Democratic presidential nominee Joe Biden is projected to win the battleground of Michigan, walking away with the state’s 16 electoral votes.CNN and NBC called the race for Biden on Wednesday shortly before 4:30 p.m. EST.
Biden’s victory comes four years after President Trump flipped the state by narrowly defeating then-Democratic nominee Hillary Clinton.
Several polls leading up to Election Day showed Biden with a lead over Trump in the Great Lakes State.
The former vice president campaigned in Michigan with former President Obama over the weekend.

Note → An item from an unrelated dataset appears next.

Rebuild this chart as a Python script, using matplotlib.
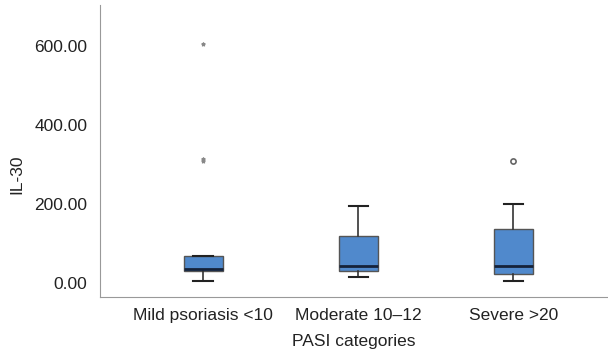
import matplotlib.pyplot as plt

# PASI groups and IL-30 box statistics
categories = ['Mild psoriasis <10', 'Moderate 10\u201312', 'Severe >20']
whislo = [6, 15, 7]
q1 = [30, 31, 24]
med = [36, 45, 43]
q3 = [69, 120, 137]
whishi = [69, 196, 200]
fliers = [[310, 316, 605], [], [311]]

plt.rcParams['font.family'] = ['Liberation Sans', 'DejaVu Sans']

stats = []
for i in range(len(categories)):
    stats.append(dict(whislo=whislo[i], q1=q1[i], med=med[i], q3=q3[i],
                      whishi=whishi[i], fliers=[], label=categories[i]))

fig = plt.figure(figsize=(6.08, 3.55), dpi=100)
ax = fig.add_axes([0.1645, 0.163, 0.8355, 0.823])

pos = list(range(len(categories)))
ax.bxp(stats, positions=pos, widths=0.25, patch_artist=True, showfliers=False,
       boxprops=dict(facecolor='#5089cc', edgecolor='#555555', linewidth=1.0),
       medianprops=dict(color='#15223a', linewidth=2.0),
       whiskerprops=dict(color='#333333', linewidth=1.2),
       capprops=dict(color='#222222', linewidth=1.5))

# outliers: mild group drawn as small stars, severe as open circle
ax.scatter([0] * len(fliers[0]), fliers[0], marker='*', s=6, color='#888888', zorder=3)
ax.scatter([2] * len(fliers[2]), fliers[2], marker='o', s=14, facecolor='white',
           edgecolor='#666666', linewidth=1.2, zorder=3)

ax.set_xlim(-0.665, 2.61)
ax.set_ylim(-35, 705)
ax.set_yticks([0, 200, 400, 600])
ax.set_yticklabels(['0.00', '200.00', '400.00', '600.00'])
ax.set_xticks(pos)
ax.set_xticklabels(categories)
ax.tick_params(length=0, labelsize=12.5, colors='#222222')
ax.tick_params(axis='y', pad=9)
ax.tick_params(axis='x', pad=8)
ax.set_xlabel('PASI categories', fontsize=12.5, color='#222222', labelpad=8)
ax.set_ylabel('IL-30', fontsize=12.5, color='#222222', labelpad=8)
ax.yaxis.set_label_coords(-0.148, 0.42)

for s in ['top', 'right']:
    ax.spines[s].set_visible(False)
for s in ['left', 'bottom']:
    ax.spines[s].set_color('#999999')

plt.savefig('out.png', dpi=100)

Trump won the state by a slim margin of just under 11,000 votes, or 0.23 percentage points, in 2016. Michigan is the second of three Rust Belt “blue wall” states that Trump flipped in 2016 that Biden has won, the other being Wisconsin. The final state, Pennsylvania, is continuing to count outstanding ballots.
While the president took an early lead in the state Tuesday night, the vote tally didn’t take into account mail and absentee ballots, which Michigan was prevented by law from processing before Election Day. Biden’s lead expanded as those ballots were tabulated, largely from Detroit and its suburbs.
The Trump campaign announced earlier in the day that it would sue to stop the counting of votes in the state, saying it had not been granted adequate access to observe the count.